I don't believe that is true, but I'd have to think about it.

I've been watching the Abelson and Sussman SICP lectures available here:

http://swiss.csail.mit.edu/classes/6.001/abelson-sussman-lectures/

and this is one of the first things they point out and demonstrate.

The problem is in cases where side effects are the end result.

I'm not sure where or how side effects fit into the theory of computability.

Also, iteration is *by definition* O(1) in space. That is not true for generalized recursion; it is true only for tail recursion.

Right. Fortunately most of the commonly used types of iteration can be implemented in a tail recursive way. And it seems that anything can be made tail recursive using CPS transform. But then you start using space on the heap instead of the stack. It seems that it works out the same (in that in those situations you use O(n) space no matter what) except with a functional/recursive approach the programmer doesn't have as many opportunities to mess up the state. And that is the whole point. Although you might as well just do normal recursion on the stack even if it is not tail recursive since you are going to use space regardless but at least if you do it on the stack you can free space by decrementing the stack pointer instead of involving garbage collection which will tie up lots of cpu cycles in this situation. And really, tail recursion is iteration as far as the control flow of the machine language goes except the compiler worries about the state so you don't have to. Again, that would seem to be a good thing.

But it usually results in less code and fewer opportunities for bugs among other nice properties.

I don't believe that.  The main problem is that iteration is overloaded.

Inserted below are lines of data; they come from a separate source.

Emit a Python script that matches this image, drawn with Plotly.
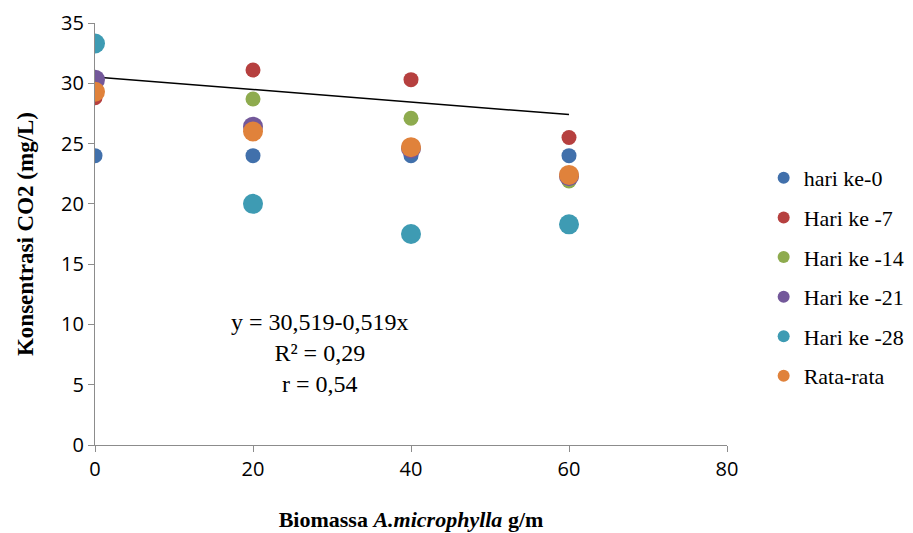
import plotly.graph_objects as go

x_vals = [0, 20, 40, 60]
hari0 = [24.0, 24.0, 24.0, 24.0]
hari7 = [28.8, 31.1, 30.3, 25.5]
hari14 = [30.2, 28.7, 27.1, 21.9]
hari21 = [30.3, 26.4, 24.6, 22.3]
hari28 = [33.3, 20.0, 17.5, 18.3]
rata = [29.3, 26.0, 24.7, 22.4]

series_names = ["hari ke-0", "Hari ke -7", "Hari ke -14", "Hari ke -21", "Hari ke -28", "Rata-rata"]
series_vals = [hari0, hari7, hari14, hari21, hari28, rata]
colors = ["#4170AB", "#B6403F", "#8EAB4E", "#73589A", "#3E9BB3", "#E0823B"]
sizes = [15, 15, 15, 20, 20, 20]

trend_x = [0, 60]
trend_intercept = 30.519
trend_slope = -0.0519

fig = go.Figure()
fig.add_trace(go.Scatter(x=trend_x, y=[trend_intercept + trend_slope * v for v in trend_x],
                         mode="lines", line=dict(color="black", width=1.5),
                         showlegend=False, hoverinfo="skip"))
for i, (name, vals, c, s) in enumerate(zip(series_names, series_vals, colors, sizes)):
    fig.add_trace(go.Scatter(x=x_vals, y=vals, mode="markers", name=name,
                             legendgroup="g%d" % i,
                             marker=dict(color=c, size=s, line=dict(width=0))))

fig.add_annotation(x=28.5, y=7.6, xref="x", yref="y",
                   text="y = 30,519-0,519x<br>R² = 0,29<br>r = 0,54",
                   showarrow=False, align="center",
                   font=dict(family="Liberation Serif", size=24, color="black"))

fig.update_layout(
    width=913, height=533,
    margin=dict(l=87, r=194, t=15, b=96, autoexpand=False),
    paper_bgcolor="white", plot_bgcolor="white",
    font=dict(family="Open Sans", size=20, color="black"),
    legend=dict(x=1.058, xanchor="left", y=0.398, yanchor="middle",
                font=dict(family="Liberation Serif", size=22, color="black"),
                itemsizing="constant", tracegroupgap=8, itemwidth=30,
                bgcolor="rgba(0,0,0,0)"),
    showlegend=True,
)
fig.update_xaxes(range=[0, 80], tickvals=[0, 20, 40, 60, 80], showgrid=False, zeroline=False,
                 showline=True, linecolor="#8C8C8C", linewidth=1.3,
                 ticks="outside", ticklen=6, tickcolor="#8C8C8C",
                 ticklabeloverflow="allow", automargin=False,
                 tickfont=dict(family="Open Sans", size=20),
                 title=dict(text="<b>Biomassa <i>A.microphylla</i> g/m</b>",
                            font=dict(family="Liberation Serif", size=22), standoff=30))
fig.update_yaxes(range=[0, 35], tickvals=[0, 5, 10, 15, 20, 25, 30, 35], showgrid=False, zeroline=False,
                 showline=True, linecolor="#8C8C8C", linewidth=1.3,
                 ticks="outside", ticklen=6, tickcolor="#8C8C8C",
                 ticklabeloverflow="allow", automargin=False,
                 tickfont=dict(family="Open Sans", size=20),
                 title=dict(text="<b>Konsentrasi CO2 (mg/L)</b>",
                            font=dict(family="Liberation Serif", size=23), standoff=20))

fig.write_html("out.html")
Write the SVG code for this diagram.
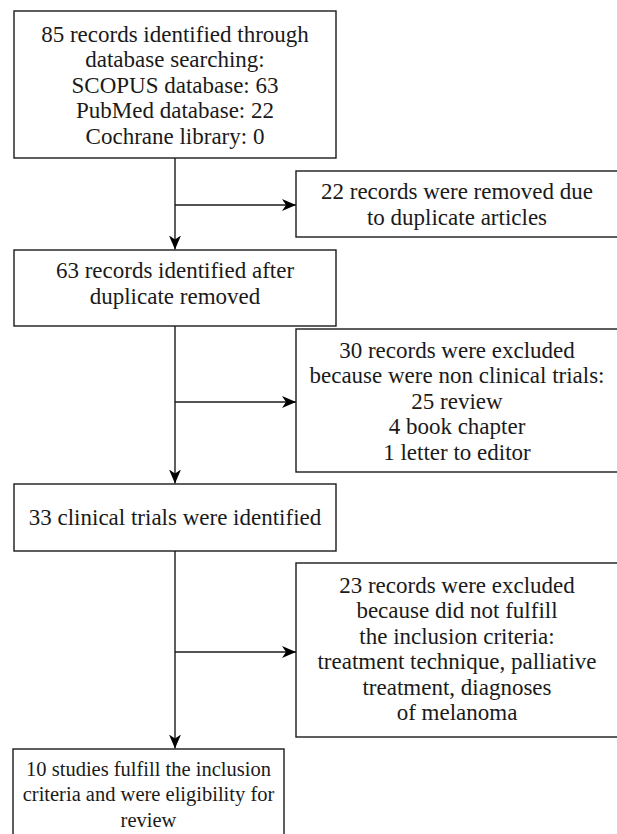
<svg xmlns="http://www.w3.org/2000/svg" width="617" height="834" viewBox="0 0 617 834">
<style>
  .box { fill: #fff; stroke: #1a1a1a; stroke-width: 1.4; }
  .lbl { font-family: 'Liberation Serif', 'Times New Roman', Times, serif; font-size: 23px; fill: #1a1a1a; text-anchor: middle; }
  .sm { font-size: 20.5px; }
  .conn { fill: none; stroke: #1a1a1a; stroke-width: 1.4; }
</style>
<defs>
  <marker id="arr" viewBox="0 0 14 12" refX="14" refY="6" markerWidth="14" markerHeight="12" markerUnits="userSpaceOnUse" orient="auto">
    <path d="M0,0 L14,6 L0,12 L4,6 Z" fill="#000"/>
  </marker>
</defs>
<rect width="617" height="834" fill="#fff"/>
<g id="connectors">
  <line class="conn" x1="175" y1="158" x2="175" y2="249.5" marker-end="url(#arr)"/>
  <line class="conn" x1="175" y1="205" x2="296" y2="205" marker-end="url(#arr)"/>
  <line class="conn" x1="175" y1="326" x2="175" y2="483.5" marker-end="url(#arr)"/>
  <line class="conn" x1="175" y1="402" x2="296" y2="402" marker-end="url(#arr)"/>
  <line class="conn" x1="175" y1="551" x2="175" y2="748.5" marker-end="url(#arr)"/>
  <line class="conn" x1="175" y1="652" x2="296" y2="652" marker-end="url(#arr)"/>
</g>
<g id="n1">
  <rect class="box" x="14" y="11" width="322" height="147"/>
  <text class="lbl" x="175" y="41.5">85 records identified through</text>
  <text class="lbl" x="175" y="67">database searching:</text>
  <text class="lbl" x="175" y="92.5">SCOPUS database: 63</text>
  <text class="lbl" x="175" y="118">PubMed database: 22</text>
  <text class="lbl" x="175" y="143.5">Cochrane library: 0</text>
</g>
<g id="n2">
  <rect class="box" x="296" y="171" width="324" height="66"/>
  <text class="lbl" x="457" y="199">22 records were removed due</text>
  <text class="lbl" x="457" y="224.5">to duplicate articles</text>
</g>
<g id="n3">
  <rect class="box" x="14" y="250" width="322" height="76"/>
  <text class="lbl" x="175" y="278">63 records identified after</text>
  <text class="lbl" x="175" y="304">duplicate removed</text>
</g>
<g id="n4">
  <rect class="box" x="296" y="329" width="324" height="143"/>
  <text class="lbl" x="457" y="357.5">30 records were excluded</text>
  <text class="lbl" x="457" y="383">because were non clinical trials:</text>
  <text class="lbl" x="457" y="408.5">25 review</text>
  <text class="lbl" x="457" y="434">4 book chapter</text>
  <text class="lbl" x="457" y="459.5">1 letter to editor</text>
</g>
<g id="n5">
  <rect class="box" x="14" y="484" width="322" height="67"/>
  <text class="lbl" x="175" y="525">33 clinical trials were identified</text>
</g>
<g id="n6">
  <rect class="box" x="296" y="563" width="324" height="174"/>
  <text class="lbl" x="457" y="592.5">23 records were excluded</text>
  <text class="lbl" x="457" y="618">because did not fulfill</text>
  <text class="lbl" x="457" y="643.5">the inclusion criteria:</text>
  <text class="lbl" x="457" y="669">treatment technique, palliative</text>
  <text class="lbl" x="457" y="694.5">treatment, diagnoses</text>
  <text class="lbl" x="457" y="720">of melanoma</text>
</g>
<g id="n7">
  <rect class="box" x="13" y="749" width="271" height="100"/>
  <text class="lbl sm" x="148.5" y="775.5">10 studies fulfill the inclusion</text>
  <text class="lbl sm" x="148.5" y="801">criteria and were eligibility for</text>
  <text class="lbl sm" x="148.5" y="826.5">review</text>
</g>
</svg>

I have transformed a few iterative processes into recursive processes just for fun and watched them do the same in the videos and it usually works out that way. The simple example of summing a list that I pasted in my original mail was a little example to present the general idea of why this is so.

One of the main uses for iteration in an imperative language is "do action X to every element of Y". This always winds up with fencepost and side effect errors.

How can you end up with fencepost errors if you say "do action X to every element of Y"? That sort of notation would seem to rule them out. Much better than doing a for loop over n elements incrementing i each time through to index through the array of elements and then messing up your termination condition by using the wrong comparison.

Recursion doesn't solve this. The fact that functional languages generally have "apply", "map", or "collect" generally is what removes that type of bug. Imperative languages are finally growing "foreach" which can be used equivalently.

Maybe you mistyped or I misunderstood above. What is the difference between "foreach x in y" and "do action x to every element of y"?

Even so, in a functional language without iteration, when you have to maintain multiple pieces of state simultaneously, those algorithms break down and you wind up carrying a *lot* of extra state into a recursion to do the same actions as you would with an iteration.

Perhaps. Haskell has something called a state monad. I'm not sure how it works yet but it might be one way to help out that situation. I understand this is all tradeoffs and before anyone accuses me of being dazzled by the shiny newness of functional programming let me say that I'm just trying to broaden my horizons.